December 15, 2018
Day 23: Malcolm Clark, NIWA, New Zealand
So, here we are. On an Australian vessel, off the Australian coast, with a complement of 39 Australian scientific staff-and one New Zealander. However, the trans-Tasman connection is much deeper than this situation suggests.
Links in deep-sea research between the two countries are strong and date back to the 1980s-early 1990s when assessing the size and status of orange roughy stocks was a key research issue for both NIWA and CSIRO. Independently, researchers in the two institutes developed research programs in the late 1990s on seamounts, with an initial focus on the potential impacts of fishing, as deep-sea fisheries for species such as orange roughy and oreos targeted seamount features. However, Australasian seamount research took on a much more international flavour in 2005 when the global Census of Marine Life initiative started a field program on seamount biodiversity. The program was led from New Zealand (NIWA-Malcolm Clark, Mireille Consalvey, Ashley Rowden), but the Steering Committee and working groups included several Australian scientists (Thomas Schlacher USC, Alan Williams CSIRO). This created an excellent working relationship that has continued to the present, and this survey.

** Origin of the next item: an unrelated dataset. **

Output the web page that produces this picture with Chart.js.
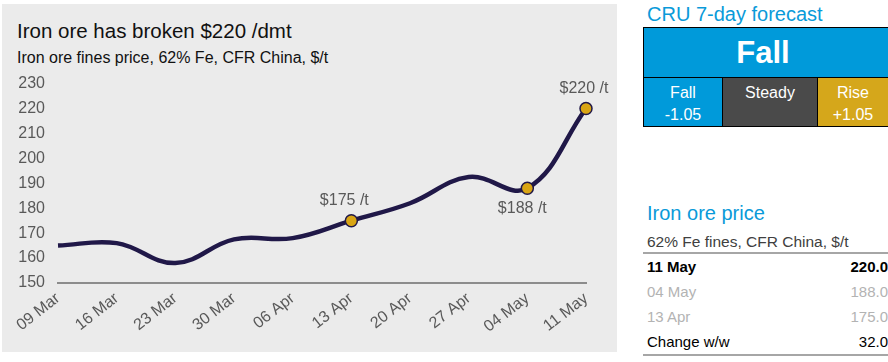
<!DOCTYPE html>
<html>
<head>
<meta charset="utf-8">
<script src="https://cdn.jsdelivr.net/npm/chart.js@4.4.1/dist/chart.umd.min.js"></script>
<style>
  html, body { margin: 0; padding: 0; background: #fff; }
  body { width: 888px; height: 362px; position: relative; overflow: hidden;
         font-family: "Liberation Sans", Arial, sans-serif; }
  .panel { position: absolute; left: 2px; top: 4px; width: 615px; height: 348px; background: #ebebeb; }
  .title { position: absolute; left: 15px; top: 15px; font-size: 20.5px; color: #111; white-space: nowrap; }
  .subtitle { position: absolute; left: 15px; top: 45px; font-size: 16px; color: #111; white-space: nowrap; }
  .chart-wrap { position: absolute; left: 0; top: 57px; width: 615px; height: 291px; }
  .blue-h { position: absolute; left: 647px; color: #0a9ad9; font-size: 20px; white-space: nowrap; }
  .fc { position: absolute; left: 643px; top: 27px; width: 260px; height: 100px;
        border: 1.5px solid #000; box-sizing: border-box; }
  .fc div { position: absolute; box-sizing: border-box; color: #fff; text-align: center; }
  .fc .big { left: 0; top: 0; width: 100%; height: 50px; background: #009ada;
             font-weight: bold; font-size: 31px; line-height: 50px; border-bottom: 1.5px solid #000;
             padding-right: 20px; }
  .fc .cell { top: 50px; height: 48px; font-size: 16px; line-height: 22px; padding-top: 4px; }
  .tbl { position: absolute; left: 643px; top: 232px; width: 245px; font-size: 15px; }
  .tbl .row { height: 25px; line-height: 25px; display: flex; justify-content: space-between; padding-left: 4px; }
  .tbl .sub { color: #404040; border-bottom: 2px solid #a6a6a6; height: 20px; line-height: 20px; font-size: 15.5px; }
</style>
</head>
<body>
<div class="panel">
  <div class="title">Iron ore has broken $220 /dmt</div>
  <div class="subtitle">Iron ore fines price, 62% Fe, CFR China, $/t</div>
  <div class="chart-wrap"><canvas id="c" width="615" height="291"></canvas></div>
</div>

<div class="blue-h" style="top:3px;">CRU 7-day forecast</div>
<div class="fc">
  <div class="big">Fall</div>
  <div class="cell" style="left:0;width:79px;background:#009ada;border-right:1.5px solid #000;">Fall<br>-1.05</div>
  <div class="cell" style="left:79px;width:95px;background:#4a4a4a;border-right:1.5px solid #000;">Steady</div>
  <div class="cell" style="left:174px;width:86px;background:#d5a71b;padding-right:16px;">Rise<br>+1.05</div>
</div>

<div class="blue-h" style="top:202px;">Iron ore price</div>
<div class="tbl">
  <div class="row sub"><span>62% Fe fines, CFR China, $/t</span></div>
  <div class="row" style="font-weight:bold;color:#000;"><span>11 May</span><span>220.0</span></div>
  <div class="row" style="color:#b3b3b3;"><span>04 May</span><span>188.0</span></div>
  <div class="row" style="color:#b3b3b3;"><span>13 Apr</span><span>175.0</span></div>
  <div class="row" style="color:#000;border-bottom:2px solid #a6a6a6;"><span>Change w/w</span><span>32.0</span></div>
</div>

<script>
const weeks = ['09 Mar', '16 Mar', '23 Mar', '30 Mar', '06 Apr', '13 Apr', '20 Apr', '27 Apr', '04 May', '11 May'];
const prices = [165, 166, 158, 167.5, 168, 175, 182, 192.5, 188, 220];
const callouts = ['', '', '', '', '', '$175 /t', '', '', '$188 /t', '$220 /t'];
const calloutBelow = [false, false, false, false, false, false, false, false, true, false];
const yTicks = [150, 160, 170, 180, 190, 200, 210, 220, 230];

const tickGrey = '#595959';
const fontFamily = '"Liberation Sans", Arial, sans-serif';

// price labels next to the highlighted points
const calloutPlugin = {
  id: 'callouts',
  afterDatasetsDraw(chart) {
    const ctx = chart.ctx;
    const pts = chart.getDatasetMeta(0).data;
    ctx.save();
    ctx.font = '16px ' + fontFamily;
    ctx.fillStyle = tickGrey;
    ctx.textAlign = 'center';
    callouts.forEach((txt, i) => {
      if (!txt) return;
      const p = pts[i];
      if (calloutBelow[i]) {
        ctx.textBaseline = 'top';
        ctx.fillText(txt, p.x - 5, p.y + 12);
      } else {
        ctx.textBaseline = 'bottom';
        ctx.fillText(txt, p.x - (i === pts.length - 1 ? 2 : 7), p.y - 12);
      }
    });
    ctx.restore();
  }
};

new Chart(document.getElementById('c'), {
  type: 'line',
  data: {
    labels: weeks,
    datasets: [{
      data: prices,
      borderColor: '#201848',
      borderWidth: 4.5,
      tension: 0.4,
      pointRadius: ctx => callouts[ctx.dataIndex] ? 6 : 0,
      pointBackgroundColor: '#d9a514',
      pointBorderColor: '#201848',
      pointBorderWidth: 1.5
    }]
  },
  options: {
    responsive: false,
    animation: false,
    layout: { padding: { left: 0, right: 31, top: 1, bottom: 0 } },
    plugins: { legend: { display: false }, tooltip: { enabled: false } },
    scales: {
      x: {
        grid: { display: false, drawTicks: false },
        border: { color: '#8c8c8c', width: 2 },
        ticks: {
          color: tickGrey, font: { size: 16, family: fontFamily },
          autoSkip: false, minRotation: 38, maxRotation: 38, padding: 6
        },
        afterFit(s) { s.height = 69; }
      },
      y: {
        min: yTicks[0], max: yTicks[yTicks.length - 1],
        grid: { display: false, drawTicks: false },
        border: { display: false },
        afterBuildTicks(s) { s.ticks = yTicks.map(v => ({ value: v })); },
        ticks: {
          color: tickGrey, font: { size: 16, family: fontFamily },
          padding: 13
        },
        afterFit(s) { s.width = 56; }
      }
    }
  },
  plugins: [calloutPlugin]
});
</script>
</body>
</html>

Scientists from both countries cooperated in the original application for vessel time back in 2016, because these types of time-series surveys to assess changes over time and potential recovery in deep-sea ecosystems are very rare globally. Australian scientists carried out surveys on the Tasmanian seamounts in 1997 and 2007, and similar work on seamounts off New Zealand was conducted by NIWA in 2001 and 2006. These surveys led to the publication of a joint paper in 2010 (by the CSIRO-USC and NIWA teams including five members of the current Investigator survey) indicating that recovery of corals would be very slow in such deep-sea environments.
Since then, New Zealand has added two further surveys (2009, 2015), and these results can combine with the 2018 Investigator survey to provide scientists in both countries with complementary data from seamounts in different locations to compare and evaluate the generality of patterns over time. This in turn can give managers in Australia and New Zealand greater confidence in the underpinning science for assessing the efficacy of management approaches to balance conservation of seamount habitat and exploitation of fishery resources. Results are also of interest to the South Pacific Regional Fisheries Management Organisation, as many seamounts in its jurisdiction outside the Exclusive Economic Zone of countries across the South Pacific have been trawled for orange roughy and other deep-sea species.
So, it is no coincidence that this survey has brought together an experienced group of researchers from Australasia, and was always intended as a trans-Tasman collaboration. Although the lone kiwi scientist onboard is heavily outnumbered, cooperation among the team on the ship is excellent and there is only limited talk about rugby, bowling styles in cricket, or sheep!